Without the pictures, set down every line of the data exactly.

● **Supplied information**
★ ★ ★ ★

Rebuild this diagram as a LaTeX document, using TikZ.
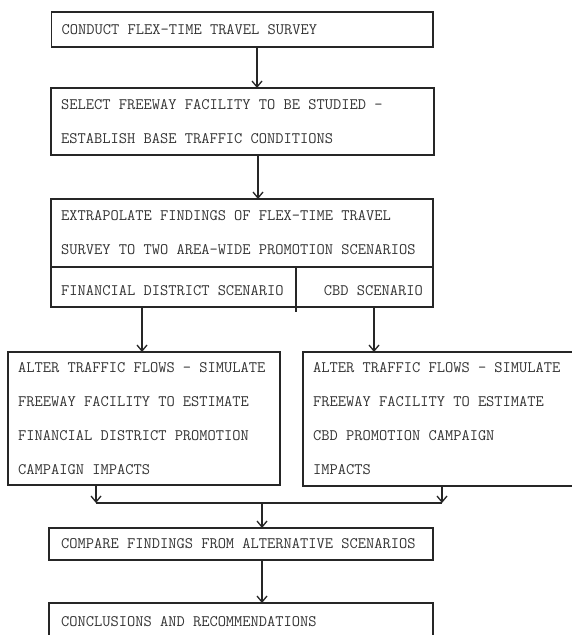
\documentclass[tikz,border=0pt]{standalone}
\usetikzlibrary{arrows.meta}
\begin{document}
\begin{tikzpicture}[x=1pt,y=-1pt,
  box/.style={draw=black!85, line width=1.1pt, inner sep=0pt, outer sep=0pt, anchor=north west},
  txt/.style={font=\fontsize{16}{34}\selectfont\ttfamily, text=black!80, inner sep=0pt, align=left, anchor=west},
  arr/.style={draw=black!85, line width=1.3pt, -{Straight Barb[length=6pt,width=10pt]}},
  conn/.style={draw=black!85, line width=1.3pt}]
\useasboundingbox (0,0) rectangle (571,635);
% boxes
\node[box, minimum width=381.5pt, minimum height=35pt] (b1) at (51.5,12) {};
\node[box, minimum width=383pt, minimum height=67pt] (b2) at (51,88) {};
\node[box, minimum width=382pt, minimum height=68pt] (b3t) at (51,199) {};
\node[box, minimum width=245pt, minimum height=40pt] (b3l) at (51,267) {};
\node[box, minimum width=137pt, minimum height=40pt] (b3r) at (296,267) {};
\node[box, minimum width=272pt, minimum height=133pt] (b4l) at (8,352) {};
\node[box, minimum width=290pt, minimum height=134pt] (b4r) at (303,352) {};
\node[box, minimum width=384pt, minimum height=32pt] (b5) at (49,528) {};
\node[box, minimum width=384pt, minimum height=45pt] (b6) at (49,603) {};
\draw[draw=black!85, line width=1.1pt] (b3l.south east) -- ++(0,5);
% texts
\node[txt] (t1) at ([xshift=10pt]b1.west) {CONDUCT FLEX-TIME TRAVEL SURVEY};
\node[txt] (t2) at ([xshift=10pt]b2.west) {SELECT FREEWAY FACILITY TO BE STUDIED -\\ESTABLISH BASE TRAFFIC CONDITIONS};
\node[txt] (t3) at ([xshift=10pt]b3t.west) {EXTRAPOLATE FINDINGS OF FLEX-TIME TRAVEL\\SURVEY TO TWO AREA-WIDE PROMOTION SCENARIOS};
\node[txt] (t3l) at ([xshift=10pt,yshift=-4pt]b3l.west) {FINANCIAL DISTRICT SCENARIO};
\node[txt, anchor=east] (t3r) at ([xshift=-10pt,yshift=-4pt]b3r.east) {CBD SCENARIO};
\node[txt] (t4l) at ([xshift=10pt]b4l.west) {ALTER TRAFFIC FLOWS - SIMULATE\\FREEWAY FACILITY TO ESTIMATE\\FINANCIAL DISTRICT PROMOTION\\CAMPAIGN IMPACTS};
\node[txt] (t4r) at ([xshift=10pt]b4r.west) {ALTER TRAFFIC FLOWS - SIMULATE\\FREEWAY FACILITY TO ESTIMATE\\CBD PROMOTION CAMPAIGN\\IMPACTS};
\node[txt] (t5) at ([xshift=12pt]b5.west) {COMPARE FINDINGS FROM ALTERNATIVE SCENARIOS};
\node[txt] (t6) at ([xshift=12pt,yshift=-19pt]b6.north west) {CONCLUSIONS AND RECOMMENDATIONS};
% connectors
\coordinate (a1) at (257,0);
\coordinate (a2) at (258,0);
\coordinate (a3) at (142,0);
\coordinate (a4) at (374,0);
\coordinate (jl) at (96,503);
\coordinate (jr) at (442,503);
\coordinate (jm) at (262,503);
\draw[arr] (b1.south -| a1) -- (b2.north -| a1);
\draw[arr] (b2.south -| a2) -- (b3t.north -| a2);
\draw[arr] (b3l.south -| a3) -- (b4l.north -| a3);
\draw[arr] (b3r.south -| a4) -- (b4r.north -| a4);
\draw[arr] (b4l.south -| jl) -- (jl);
\draw[arr] (b4r.south -| jr) -- (jr);
\draw[conn] (jl) -- (jr);
\draw[arr] (jm) -- (b5.north -| jm);
\draw[arr] (b5.south -| jm) -- (b6.north -| jm);
\end{tikzpicture}
\end{document}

★ ★ ★ ★

● **Solved exercise**
Rebuild this diagram as a LaTeX document, using TikZ.
\documentclass[tikz,border=0pt]{standalone}
\usetikzlibrary{arrows.meta}
\begin{document}
\begin{tikzpicture}[x=1pt,y=-1pt,
  box/.style={draw=black!85, line width=1.1pt, inner sep=0pt, outer sep=0pt, anchor=north west},
  txt/.style={font=\fontsize{16}{34}\selectfont\ttfamily, text=black!80, inner sep=0pt, align=left, anchor=west},
  arr/.style={draw=black!85, line width=1.3pt, -{Straight Barb[length=6pt,width=10pt]}},
  conn/.style={draw=black!85, line width=1.3pt}]
\useasboundingbox (0,0) rectangle (571,635);
% boxes
\node[box, minimum width=381.5pt, minimum height=35pt] (b1) at (51.5,12) {};
\node[box, minimum width=383pt, minimum height=67pt] (b2) at (51,88) {};
\node[box, minimum width=382pt, minimum height=68pt] (b3t) at (51,199) {};
\node[box, minimum width=245pt, minimum height=40pt] (b3l) at (51,267) {};
\node[box, minimum width=137pt, minimum height=40pt] (b3r) at (296,267) {};
\node[box, minimum width=272pt, minimum height=133pt] (b4l) at (8,352) {};
\node[box, minimum width=290pt, minimum height=134pt] (b4r) at (303,352) {};
\node[box, minimum width=384pt, minimum height=32pt] (b5) at (49,528) {};
\node[box, minimum width=384pt, minimum height=45pt] (b6) at (49,603) {};
\draw[draw=black!85, line width=1.1pt] (b3l.south east) -- ++(0,5);
% texts
\node[txt] (t1) at ([xshift=10pt]b1.west) {CONDUCT FLEX-TIME TRAVEL SURVEY};
\node[txt] (t2) at ([xshift=10pt]b2.west) {SELECT FREEWAY FACILITY TO BE STUDIED -\\ESTABLISH BASE TRAFFIC CONDITIONS};
\node[txt] (t3) at ([xshift=10pt]b3t.west) {EXTRAPOLATE FINDINGS OF FLEX-TIME TRAVEL\\SURVEY TO TWO AREA-WIDE PROMOTION SCENARIOS};
\node[txt] (t3l) at ([xshift=10pt,yshift=-4pt]b3l.west) {FINANCIAL DISTRICT SCENARIO};
\node[txt, anchor=east] (t3r) at ([xshift=-10pt,yshift=-4pt]b3r.east) {CBD SCENARIO};
\node[txt] (t4l) at ([xshift=10pt]b4l.west) {ALTER TRAFFIC FLOWS - SIMULATE\\FREEWAY FACILITY TO ESTIMATE\\FINANCIAL DISTRICT PROMOTION\\CAMPAIGN IMPACTS};
\node[txt] (t4r) at ([xshift=10pt]b4r.west) {ALTER TRAFFIC FLOWS - SIMULATE\\FREEWAY FACILITY TO ESTIMATE\\CBD PROMOTION CAMPAIGN\\IMPACTS};
\node[txt] (t5) at ([xshift=12pt]b5.west) {COMPARE FINDINGS FROM ALTERNATIVE SCENARIOS};
\node[txt] (t6) at ([xshift=12pt,yshift=-19pt]b6.north west) {CONCLUSIONS AND RECOMMENDATIONS};
% connectors
\coordinate (a1) at (257,0);
\coordinate (a2) at (258,0);
\coordinate (a3) at (142,0);
\coordinate (a4) at (374,0);
\coordinate (jl) at (96,503);
\coordinate (jr) at (442,503);
\coordinate (jm) at (262,503);
\draw[arr] (b1.south -| a1) -- (b2.north -| a1);
\draw[arr] (b2.south -| a2) -- (b3t.north -| a2);
\draw[arr] (b3l.south -| a3) -- (b4l.north -| a3);
\draw[arr] (b3r.south -| a4) -- (b4r.north -| a4);
\draw[arr] (b4l.south -| jl) -- (jl);
\draw[arr] (b4r.south -| jr) -- (jr);
\draw[conn] (jl) -- (jr);
\draw[arr] (jm) -- (b5.north -| jm);
\draw[arr] (b5.south -| jm) -- (b6.north -| jm);
\end{tikzpicture}
\end{document}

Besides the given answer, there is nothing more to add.